Enterprise Resource Planning (ERP) is specific software that is used in organizations to manage all business processes as a system and with the help of applications. Organizations often choose ERP for optimizing and improving their operations regarding the integration of a complex automatic system in the work of all departments (Huang et al. 682). However, despite such benefits as the high-quality management of resources, effective automation of processes, and integration of systems, the implementation of ERP often becomes a challenging task for organizations, and much attention should be paid to the analysis of associated costs and risks.
The costs of implementing ERP in the organization are high, and the whole project can last about two years. As a result, the implementation costs can increase depending on the period required for the integration of applications into a system used in the company (Osterland 89). For instance, Hershey Foods Corporation spent $112 million to implement ERP as the basic management system in the organization (Stedman 1).
Also, according to Huang et al., “the ERP system implementation costs companies at an average of approximately one million dollars” (681). One of the problems associated with integrating ERP in the organization’s system is the necessity of the regular evaluation of processes and outcomes that requires additional spending to cover the procedure of fixing errors. Therefore, the costs of implementing ERP are different for each organization, and many factors can influence them. From this point, it is important to refer to risks that are associated with the ERP implementation and that can affect possible increases in costs.
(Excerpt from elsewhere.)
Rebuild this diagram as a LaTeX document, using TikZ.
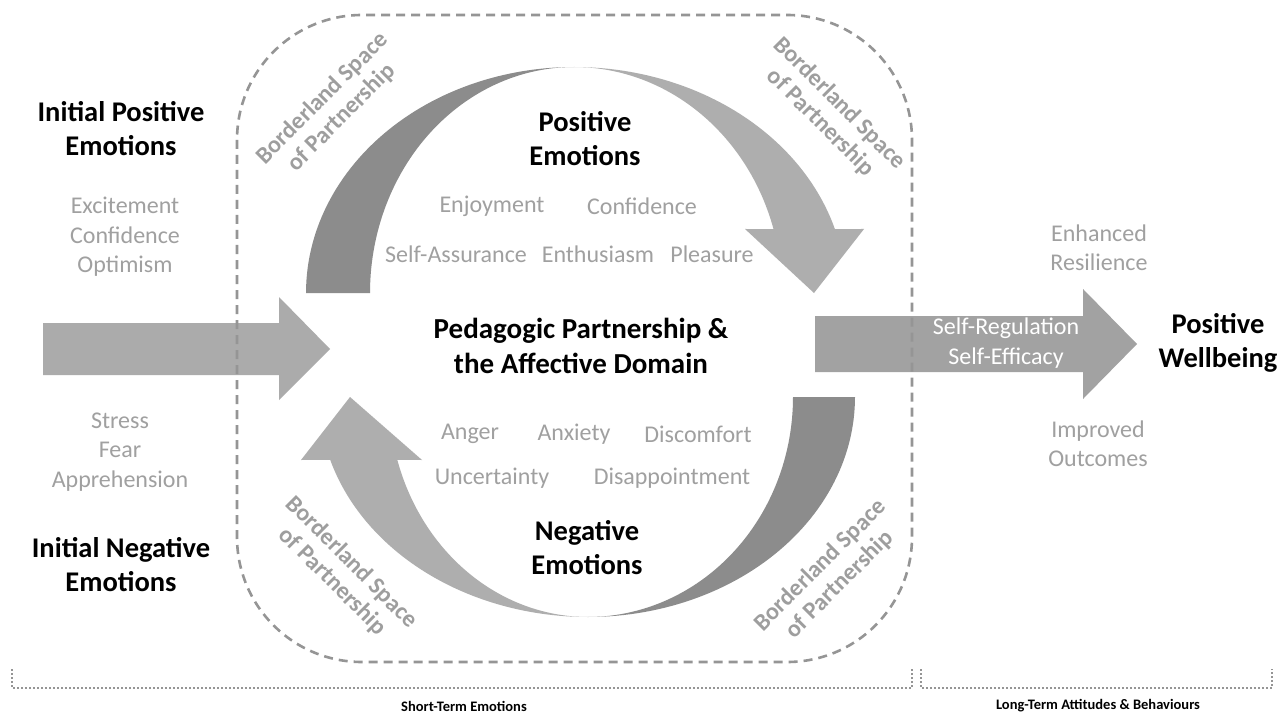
\documentclass[tikz,border=0pt]{standalone}
\usepackage{fontspec}
\setmainfont{Carlito}
\definecolor{darkband}{HTML}{8C8C8C}
\definecolor{lightband}{HTML}{AEAEAE}
\definecolor{leftarrow}{HTML}{ABABAB}
\definecolor{rightarrow}{HTML}{A2A2A2}
\definecolor{txtgray}{HTML}{A0A0A0}
\definecolor{bordgray}{HTML}{9E9E9E}
\definecolor{linegray}{HTML}{959595}
\tikzset{
  headtxt/.style={font=\fontsize{28.5}{34}\selectfont\bfseries, align=center, text=black, inner sep=0pt},
  itemtxt/.style={font=\fontsize{24}{29.5}\selectfont, align=center, text=txtgray, inner sep=0pt},
  bordtxt/.style={font=\fontsize{24}{27}\selectfont\bfseries, align=center, text=bordgray, inner sep=0pt},
  foottxt/.style={font=\fontsize{14.5}{16}\selectfont\bfseries, text=black, inner sep=0pt},
  boxdash/.style={draw=linegray, line width=2.6pt, dash pattern=on 9pt off 6pt},
  dotline/.style={draw=linegray, line width=2pt, dash pattern=on 2pt off 2pt},
}
\begin{document}
\begin{tikzpicture}[x=1pt,y=-1pt]
\useasboundingbox (0,0) rectangle (1281,719);
\fill[white] (0,0) rectangle (1281,719);

% straight arrows
\fill[leftarrow] (43,323) -- (279,323) -- (279,297) -- (330,349) -- (279,400) -- (279,375) -- (43,375) -- cycle;
\fill[rightarrow] (815,316) -- (1083,316) -- (1083,289) -- (1137,344) -- (1083,399) -- (1083,372) -- (815,372) -- cycle;

% top curved arrow
\fill[darkband] plot[domain=180:90, samples=60] ({574+268*cos(\x)},{293-226*sin(\x)})
  -- plot[domain=90:180, samples=60] ({574+204*cos(\x)},{293-226*sin(\x)}) -- cycle;
\fill[lightband] plot[domain=90:16.45, samples=60] ({574+272*cos(\x)},{293-226*sin(\x)})
  -- (864,229) -- (814,293) -- (745,229)
  -- plot[domain=16.45:90, samples=60] ({574+208*cos(\x)},{293-226*sin(\x)}) -- cycle;

% bottom curved arrow
\fill[darkband] plot[domain=0:90, samples=60] ({588+267*cos(\x)},{397+220*sin(\x)})
  -- plot[domain=90:0, samples=60] ({588+205*cos(\x)},{397+220*sin(\x)}) -- cycle;
\fill[lightband] plot[domain=90:163.4, samples=60] ({588+269*cos(\x)},{397+220*sin(\x)})
  -- (301,460) -- (350,397) -- (422,460)
  -- plot[domain=163.4:90, samples=60] ({588+199*cos(\x)},{397+220*sin(\x)}) -- cycle;

% dashed borderland box
\draw[boxdash, rounded corners=125pt] (237,15) rectangle (912,662);

% bottom brackets
\draw[dotline] (12,669) -- (12,688) -- (912,688) -- (912,669);
\draw[dotline] (921,669) -- (921,688) -- (1272,688) -- (1272,669);

% left texts
\node[headtxt] (ipos) at (121,129) {Initial Positive\\Emotions};
\node[itemtxt] (posl) at (125,237) {Excitement\\Confidence\\Optimism};
\node[itemtxt] (negl) at (120,452) {Stress\\Fear\\Apprehension};
\node[headtxt] (ineg) at (121,565) {Initial Negative\\Emotions};

% centre texts
\node[headtxt] (pose) at (585,139) {Positive\\Emotions};
\node[itemtxt] (enj) at (492,206) {Enjoyment};
\node[itemtxt] (conf) at (642,206) {Confidence};
\node[itemtxt] (sass) at (456,254) {Self-Assurance};
\node[itemtxt] (enth) at (598,254) {Enthusiasm};
\node[itemtxt] (plea) at (712,254) {Pleasure};
\node[headtxt, font=\fontsize{29}{35}\selectfont\bfseries] (ped) at (581,346) {Pedagogic Partnership \&\\the Affective Domain};
\node[itemtxt] (ang) at (470,434) {Anger};
\node[itemtxt] (anx) at (574,434) {Anxiety};
\node[itemtxt] (disc) at (698,434) {Discomfort};
\node[itemtxt] (unc) at (492,478) {Uncertainty};
\node[itemtxt] (disa) at (672,478) {Disappointment};
\node[headtxt] (nege) at (587,548) {Negative\\Emotions};

% borderland labels
\node[bordtxt, rotate=45] (btl) at (332,108) {Borderland Space\\of Partnership};
\node[bordtxt, rotate=-45] (btr) at (830,113) {Borderland Space\\of Partnership};
\node[bordtxt, rotate=-45] (bbl) at (342,572) {Borderland Space\\of Partnership};
\node[bordtxt, rotate=45] (bbr) at (830,575) {Borderland Space\\of Partnership};

% right texts
\node[itemtxt] (enh) at (1099,248) {Enhanced\\Resilience};
\node[itemtxt, text=white] (selfr) at (1006,343) {Self-Regulation\\Self-Efficacy};
\node[headtxt] (wellb) at (1218,343) {Positive\\Wellbeing};
\node[itemtxt] (impr) at (1098,444) {Improved\\Outcomes};

% footers
\node[foottxt] (stl) at (464,706) {Short-Term Emotions};
\node[foottxt] (ltl) at (1098,706) {Long-Term Attitudes \& Behaviours};
\end{tikzpicture}
\end{document}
Risks can be defined as potential problems that are related to the ineffective implementation of ERP or failures in using the system. The first problem to pay attention to is the risk that the standardized ERP package can be inappropriate for the organization because of its business processes (Osterland 90). Software that is aimed at supporting standardized processes can be ineffective to address the particular needs of the business, and customization can be problematic. While referring to the failure in implementing ERP in Hershey Foods Corporation, it is possible to identify such critical risk as to the complexity of software.
The SAP R/3 system was planned to be implemented in Hershey Foods Corporation, but managers did not focus on the fact that the system was very complex and required much time and resources to be integrated successfully (Osterland 90). Therefore, the other risk is the lack of time necessary for implementing the system and fixing errors. The period for implementing ERP in the organization should be selected mindfully because of risks connected with applying the system during busy seasons (Osterland 89). Also, about six weeks should be reflected in the plan to determine and fix certain problems.
However, one more risk to discuss is failure due to implementing too many applications or platforms simultaneously. According to Stedman, Hershey Foods Corporation’s mistake was in implementing not only the complex SAP system but also “companion packages from two other vendors, simultaneously during one of its busiest shipping seasons” (1).
It is a difficult task to implement ERP successfully because the software is complex, but the implementation of more packages makes the project completion goals almost unachievable. Even if all applications are implemented effectively, managers can fail to measure the results to conclude regarding positive or negative outcomes associated with the ERP implementation. Managers need to not only measure and predict risks, but they also should apply key performance indicators that are useful to assess results.
The other group of risks is associated with administering the process of implementing the ERP system. Managers often ignore relying on consultation, and they fail to convince employees regarding the necessity of integrating the new system and re-skilling. If little attention is paid to training employees regarding the use of new software, the risk of failure increases (Huang et al. 683). To achieve high results, employees need to be educated and trained regarding the implementation and use of ERP because this package changes the management of processes significantly (Osterland 91). The companies which ignore using consultants and do not provide sufficient training for employees are at risk of facing failure and financial losses.
The analysis of costs and risks related to ERP indicates that this software system should be implemented mindfully and with the focus on its type, appropriateness for the firm, complexity, and costs. The lack of training and errors in determining the time necessary for the system’s implementation can lead to significant material losses. Also, many problems are associated with the attempts of managers to implement all effective applications to optimize business processes simultaneously. As a consequence, none of the proposed systems can work appropriately and guarantee expected results.
Huang, Shi-Ming, I-Chu Chang, Shing-Han Li, and Ming-Tong Lin. “Assessing Risk in ERP Projects: Identify and Prioritize the Factors.” Industrial Management & Data Systems 104.8 (2004): 681-688. Print.
Osterland, Andrew. “Blaming ERP.” CFO Magazine 1.1 (2000): 89-92. Print.
Stedman, Craig. “Failed ERP Gamble Haunts Hershey.” Computerworld 33.44 (1999): 1-3. Print.